Agricultural Bank of China also invested through its offshore arm ABC International, while Hong Kong property-to-retail conglomerate New World Development participated via its venture capital fund.

DIDI EQUIVALENT?

Manbang is often referred to as the trucking equivalent of Didi Chuxing. While the Chinese taxi-hailing app matches commuters with commercial cars and taxis, Manbang connects delivery firms with lorry drivers looking for a job, and thus helps reduce their idle time.

These two car-hailing applications were both created after fierce competition within their respective sectors.

Manbang was created in November last year through a merger between China’s two leading truck-hailing apps, Yunmanman (left) and Huochebang (right).

That is similar to the experience of Didi Chuxing, which brought together Didi Dache and Kuaidi Dache – China's top-two taxi-hailing apps, which had been in the throes of a cut-throat discount-offering battle before the merger.

Headquartered in southwest China’s Guizhou province, Manbang charges about 40 to 70 Rmb cents for every message posted by delivery companies for finding empty lorries.

On a broader industry perspective, the truck-hailing app is perhaps more important in solving the mismatch between the demand and supply of transportation services.

Since lorries often deliver goods across cities or even provinces, it is common for lorry drivers to return to base with empty loads after getting a one-way order. This is the root of a long-standing problem in China – the uneven distribution of its transportation resources, which can result in a lot of idle trucks at one place and a lot of urgent merchant shippers looking for services at another.

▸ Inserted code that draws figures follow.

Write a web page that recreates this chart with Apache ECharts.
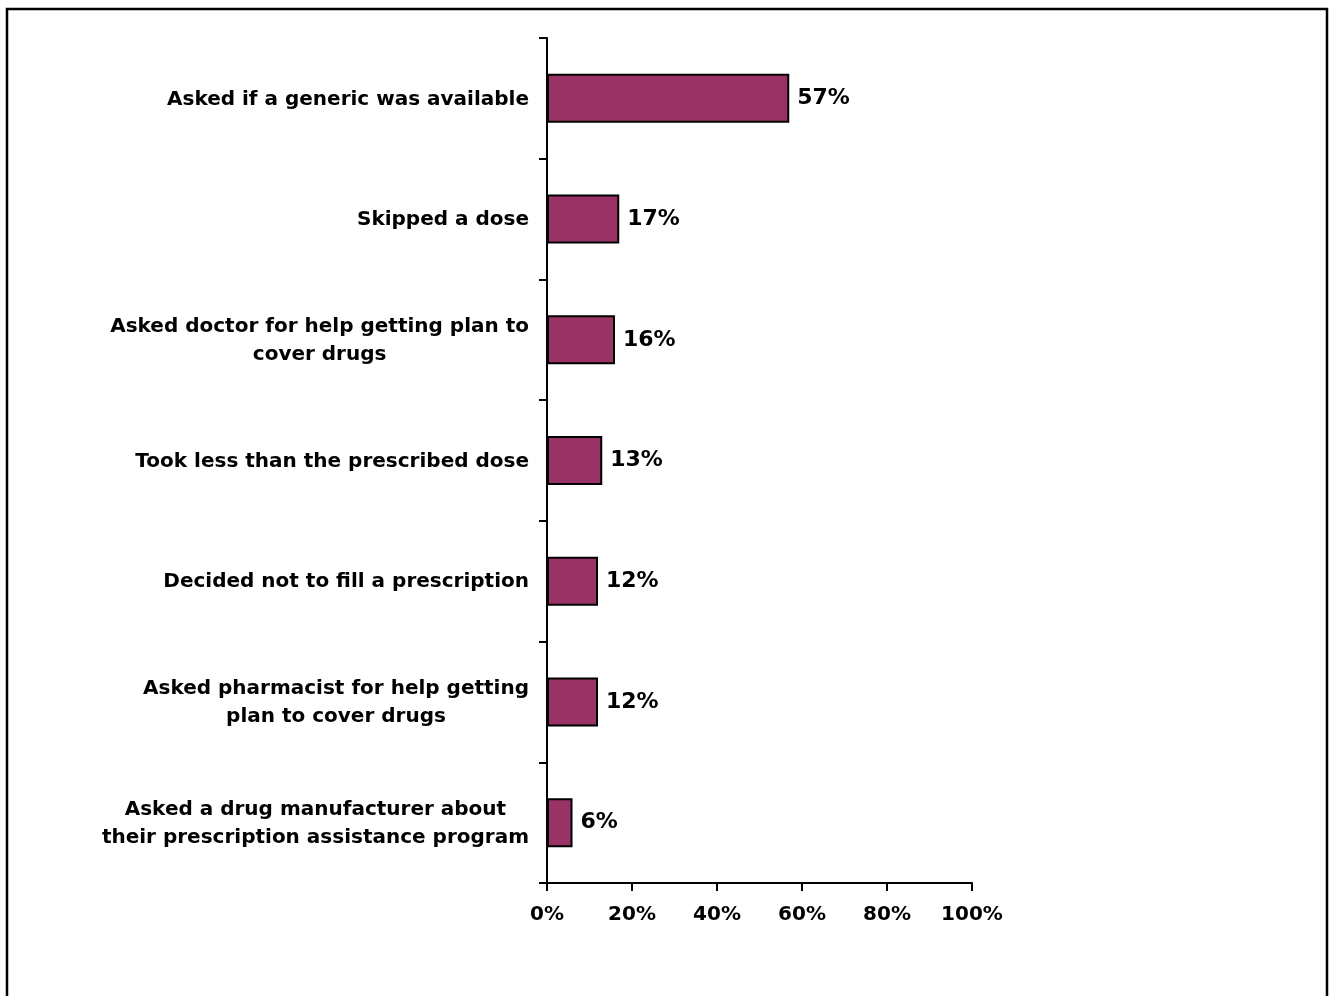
<!DOCTYPE html>
<html>
<head>
<meta charset="utf-8">
<script src="https://cdn.jsdelivr.net/npm/echarts@6/dist/echarts.min.js"></script>
<style>
html,body{margin:0;padding:0;background:#fff;}
#chart{width:1331px;height:996px;}
</style>
</head>
<body>
<div id="chart"></div>
<script>
var categories = [
  "Asked if a generic was available",
  "Skipped a dose",
  "Asked doctor for help getting plan to\ncover drugs",
  "Took less than the prescribed dose",
  "Decided not to fill a prescription",
  "Asked pharmacist for help getting\nplan to cover drugs",
  "Asked a drug manufacturer about\ntheir prescription assistance program"
];
var values = [57, 17, 16, 13, 12, 12, 6];
var xTicks = [0, 20, 40, 60, 80, 100];

var FONT = '"DejaVu Sans", Verdana, sans-serif';
var chart = echarts.init(document.getElementById('chart'), null, {renderer: 'canvas'});
chart.setOption({
  animation: false,
  backgroundColor: '#ffffff',
  graphic: [{
    type: 'rect',
    shape: {x: 7, y: 9, width: 1320, height: 1010},
    style: {fill: 'none', stroke: '#000', lineWidth: 2.5},
    silent: true
  }],
  grid: {left: 547, right: 359, top: 38, bottom: 113, containLabel: false},
  xAxis: {
    type: 'value',
    min: xTicks[0],
    max: xTicks[xTicks.length - 1],
    interval: 20,
    splitLine: {show: false},
    axisLine: {show: true, lineStyle: {color: '#000', width: 2}},
    axisTick: {show: true, length: 8, lineStyle: {color: '#000', width: 2}},
    axisLabel: {
      formatter: function (v) { return v + '%'; },
      color: '#000', fontFamily: FONT, fontWeight: 'bold', fontSize: 20, margin: 22
    }
  },
  yAxis: {
    type: 'category',
    data: categories,
    inverse: true,
    axisLine: {show: true, lineStyle: {color: '#000', width: 2}},
    axisTick: {show: true, length: 8, lineStyle: {color: '#000', width: 2}},
    axisLabel: {
      color: '#000', fontFamily: FONT, fontWeight: 'bold', fontSize: 20, margin: 18,
      align: 'right',
      formatter: function (v) {
        return v.split('\n').map(function (l) { return '{c|' + l + '}'; }).join('\n');
      },
      rich: {c: {align: 'center', color: '#000', fontFamily: FONT, fontWeight: 'bold', fontSize: 20, lineHeight: 28, padding: [2, 0, 0, 0]}}
    }
  },
  series: [{
    type: 'bar',
    data: values,
    barWidth: 49,
    itemStyle: {color: '#993366', borderColor: '#000', borderWidth: 2},
    label: {
      show: true, position: 'right', distance: 8,
      formatter: '{c}%',
      color: '#000', fontFamily: FONT, fontWeight: 'bold', fontSize: 22
    }
  }]
});
</script>
</body>
</html>
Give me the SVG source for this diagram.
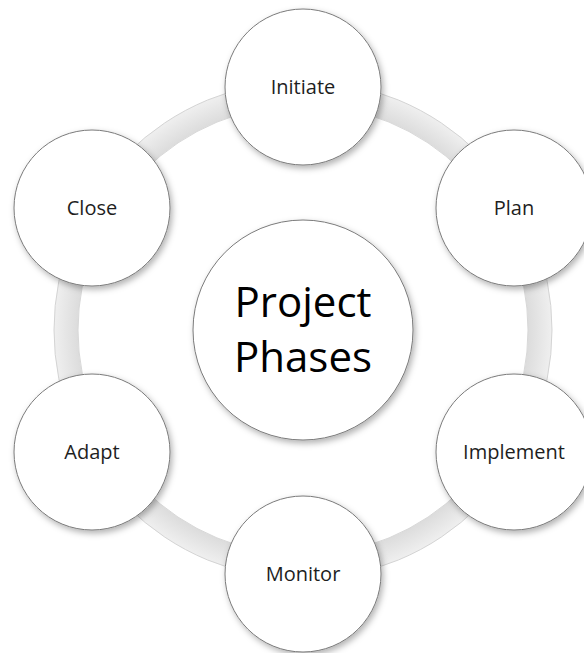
<svg xmlns="http://www.w3.org/2000/svg" width="584" height="653" viewBox="0 0 584 653">
<defs>
<filter id="sh" x="-20%" y="-20%" width="150%" height="150%">
<feDropShadow dx="2" dy="3" stdDeviation="3" flood-color="#000" flood-opacity="0.3"/>
</filter>
<radialGradient id="ringg" gradientUnits="userSpaceOnUse" cx="303" cy="330" r="250">
<stop offset="0.9" stop-color="#dcdcdc"/>
<stop offset="0.96" stop-color="#e8e8e8"/>
<stop offset="1" stop-color="#f0f0f0"/>
</radialGradient>
</defs>
<style>
.node{fill:#ffffff;stroke:#7a7a7a;stroke-width:1;filter:url(#sh)}
.lbl{font-family:"Open Sans","Noto Sans","Liberation Sans",sans-serif;font-size:20px;fill:#1e1e1e;text-anchor:middle}
.big{font-family:"Open Sans","Noto Sans","Liberation Sans",sans-serif;font-size:42px;fill:#000000;text-anchor:middle}
</style>
<rect width="584" height="653" fill="#ffffff"/>
<g id="connectors">
<circle cx="303" cy="330" r="237" fill="none" stroke="url(#ringg)" stroke-width="24"/>
<circle cx="303" cy="330" r="225" fill="none" stroke="#d8d8d8" stroke-width="1"/>
<circle cx="303" cy="330" r="249" fill="none" stroke="#d4d4d4" stroke-width="1"/>
</g>
<g id="center">
<circle class="node" cx="303" cy="330" r="110"/>
<text class="big" x="303" y="317">Project</text>
<text class="big" x="303" y="372">Phases</text>
</g>
<g id="initiate">
<circle class="node" cx="303" cy="87" r="78"/>
<text class="lbl" x="303" y="94">Initiate</text>
</g>
<g id="plan">
<circle class="node" cx="514" cy="208" r="78"/>
<text class="lbl" x="514" y="215">Plan</text>
</g>
<g id="implement">
<circle class="node" cx="514" cy="452" r="78"/>
<text class="lbl" x="514" y="459">Implement</text>
</g>
<g id="monitor">
<circle class="node" cx="303" cy="574" r="78"/>
<text class="lbl" x="303" y="581">Monitor</text>
</g>
<g id="adapt">
<circle class="node" cx="92" cy="452" r="78"/>
<text class="lbl" x="92" y="459">Adapt</text>
</g>
<g id="close">
<circle class="node" cx="92" cy="208" r="78"/>
<text class="lbl" x="92" y="215">Close</text>
</g>
</svg>
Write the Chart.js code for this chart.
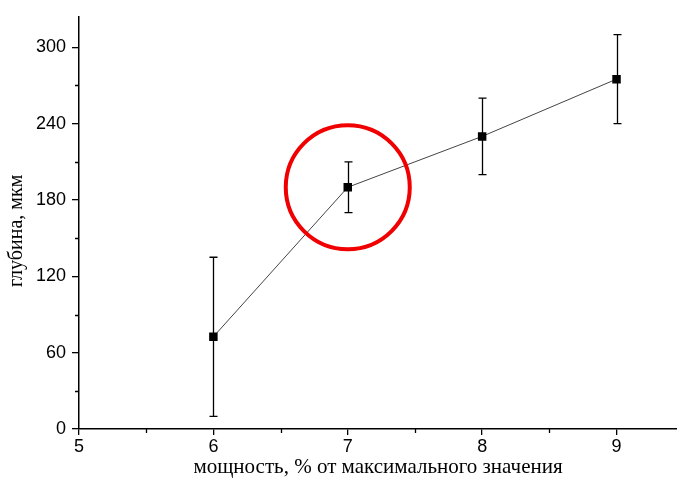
<!DOCTYPE html>
<html>
<head>
<meta charset="utf-8">
<script src="https://cdn.jsdelivr.net/npm/chart.js@4/dist/chart.umd.min.js"></script>
<style>
  html, body { margin: 0; padding: 0; background: #fff; }
  #wrap { width: 677px; height: 487px; }
</style>
</head>
<body>
<div id="wrap"><canvas id="c" width="677" height="487"></canvas></div>
<script>
// Measured depth versus laser power
const power = [6, 7, 8, 9];
const depth = [72.5, 190, 230, 275];
const errPlus = [62.5, 20, 30, 35];
const errMinus = [62.5, 20, 30, 35];

const xTicks = [5, 6, 7, 8, 9];
const yTicks = [0, 60, 120, 180, 240, 300];
const xMinorTicks = [5.5, 6.5, 7.5, 8.5];
const yMinorTicks = [30, 90, 150, 210, 270];

const highlightIndex = 1; // point circled in red
const xTitle = 'мощность, % от максимального значения';
const yTitle = 'глубина, мкм';

const tickFont = { family: "'Liberation Sans', Arial, sans-serif", size: 18 };
const titleFont = { family: "'Liberation Serif', 'Times New Roman', serif", size: 21 };

// Vertical error bars with caps, drawn beneath the markers
const errorBars = {
  id: 'errorBars',
  beforeDatasetsDraw(chart) {
    const { ctx, scales: { x, y } } = chart;
    ctx.save();
    ctx.strokeStyle = '#000';
    ctx.lineWidth = 1.3;
    power.forEach((p, i) => {
      const px = Math.round(x.getPixelForValue(p)) + 0.5;
      const top = y.getPixelForValue(depth[i] + errPlus[i]);
      const bot = y.getPixelForValue(depth[i] - errMinus[i]);
      ctx.beginPath();
      ctx.moveTo(px, top); ctx.lineTo(px, bot);
      ctx.moveTo(px - 4, top); ctx.lineTo(px + 4, top);
      ctx.moveTo(px - 4, bot); ctx.lineTo(px + 4, bot);
      ctx.stroke();
    });
    ctx.restore();
  }
};

// Short minor tick marks outside both axes, plus the vertical axis title
const axisExtras = {
  id: 'axisExtras',
  afterDraw(chart) {
    const { ctx, chartArea, scales: { x, y } } = chart;
    ctx.save();
    ctx.strokeStyle = '#000';
    ctx.lineWidth = 1.3;
    ctx.beginPath();
    xMinorTicks.forEach(v => {
      const px = Math.round(x.getPixelForValue(v)) + 0.5;
      ctx.moveTo(px, chartArea.bottom); ctx.lineTo(px, chartArea.bottom + 4);
    });
    yMinorTicks.forEach(v => {
      const py = Math.round(y.getPixelForValue(v)) + 0.5;
      ctx.moveTo(chartArea.left, py); ctx.lineTo(chartArea.left - 4, py);
    });
    ctx.stroke();

    ctx.translate(17, (chartArea.top + chartArea.bottom) / 2 + 8);
    ctx.rotate(-Math.PI / 2);
    ctx.fillStyle = '#000';
    ctx.font = "20px 'Liberation Serif', 'Times New Roman', serif";
    ctx.textAlign = 'center';
    ctx.textBaseline = 'middle';
    ctx.fillText(yTitle, 0, 0);
    ctx.restore();
  }
};

// Red ring around the highlighted point
const highlightRing = {
  id: 'highlightRing',
  afterDatasetsDraw(chart) {
    const { ctx, scales: { x, y } } = chart;
    const cx = x.getPixelForValue(power[highlightIndex]);
    const cy = y.getPixelForValue(depth[highlightIndex]);
    ctx.save();
    ctx.strokeStyle = '#f00000';
    ctx.lineWidth = 4;
    ctx.beginPath();
    ctx.arc(cx, cy, 62, 0, Math.PI * 2);
    ctx.stroke();
    ctx.restore();
  }
};

new Chart(document.getElementById('c'), {
  type: 'line',
  data: {
    datasets: [{
      data: power.map((p, i) => ({ x: p, y: depth[i] })),
      borderColor: '#444',
      borderWidth: 1,
      tension: 0,
      pointStyle: 'rect',
      pointRadius: 6,
      pointBackgroundColor: '#000',
      pointBorderWidth: 0
    }]
  },
  options: {
    responsive: false,
    animation: false,
    devicePixelRatio: 1,
    layout: { autoPadding: false, padding: { top: 13, right: 0, bottom: 0, left: 0 } },
    plugins: { legend: { display: false }, tooltip: { enabled: false } },
    scales: {
      x: {
        type: 'linear',
        min: 5,
        max: 9.45,
        afterBuildTicks: s => { s.ticks = xTicks.map(v => ({ value: v })); },
        afterFit: s => { s.height = 58; s.paddingLeft = 0; s.paddingRight = 0; },
        ticks: { font: tickFont, color: '#000', padding: 1, maxRotation: 0 },
        grid: { drawOnChartArea: false, drawTicks: true, tickLength: 6, color: '#000', lineWidth: 1.3 },
        border: { display: true, color: '#000', width: 1.5 },
        title: { display: true, text: xTitle, font: titleFont, color: '#000', padding: { top: 0, bottom: 7 } }
      },
      y: {
        type: 'linear',
        min: 0,
        max: 324,
        afterBuildTicks: s => { s.ticks = yTicks.map(v => ({ value: v })); },
        afterFit: s => { s.width = 79; },
        ticks: { font: tickFont, color: '#000', padding: 6 },
        grid: { drawOnChartArea: false, drawTicks: true, tickLength: 7, color: '#000', lineWidth: 1.3 },
        border: { display: true, color: '#000', width: 1.5 }
      }
    }
  },
  plugins: [errorBars, axisExtras, highlightRing]
});
</script>
</body>
</html>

Taxis and commercial cars do not have the same problem since they are mostly operated within a city or town, and thus they are more likely to get new riders after a one-way trip.

PROFILE

Manbang said its app connects to as many as 5.2 million of the country’s current stock of 7 million trucks. Some 13.6 billion ton-kilometres of goods were delivered via its app every day, equivalent to roughly 75% of the country’s daily freight turnover of 18.3 billion ton-kilometers.

In addition, the app offers value-added services such as lorry-purchase financing, insurance, fuelling, and electronic toll collections.

Institutional investors in Manbang will have every reason to expect a similar success story to Didi Chuxing, since it is run by an early-stage investor in the taxi-hailing app.

Wang Gang, Manbang’s chairman and chief executive, was an angel investor in Didi Dache. His Rmb700,000 initial investment is now believed to be worth over Rmb1 billion. A former senior executive of Alibaba, Wang is also an angel investor in bike-sharing app Ofo.

It is worth noting that Manbang joins the growing list of large private funding deals in China, suggesting that companies are no longer confined to the public market for raising huge capital.

At $1.9 billion, Manbang’s latest fundraising is the third largest single-funding round in China year-to-date behind JD Logistics’ $2.5 billion and JD Finance’s $2 billion deals in February and March respectively.

By comparison, the largest IPO in China this year by Huaxi Securities raised about $790 million.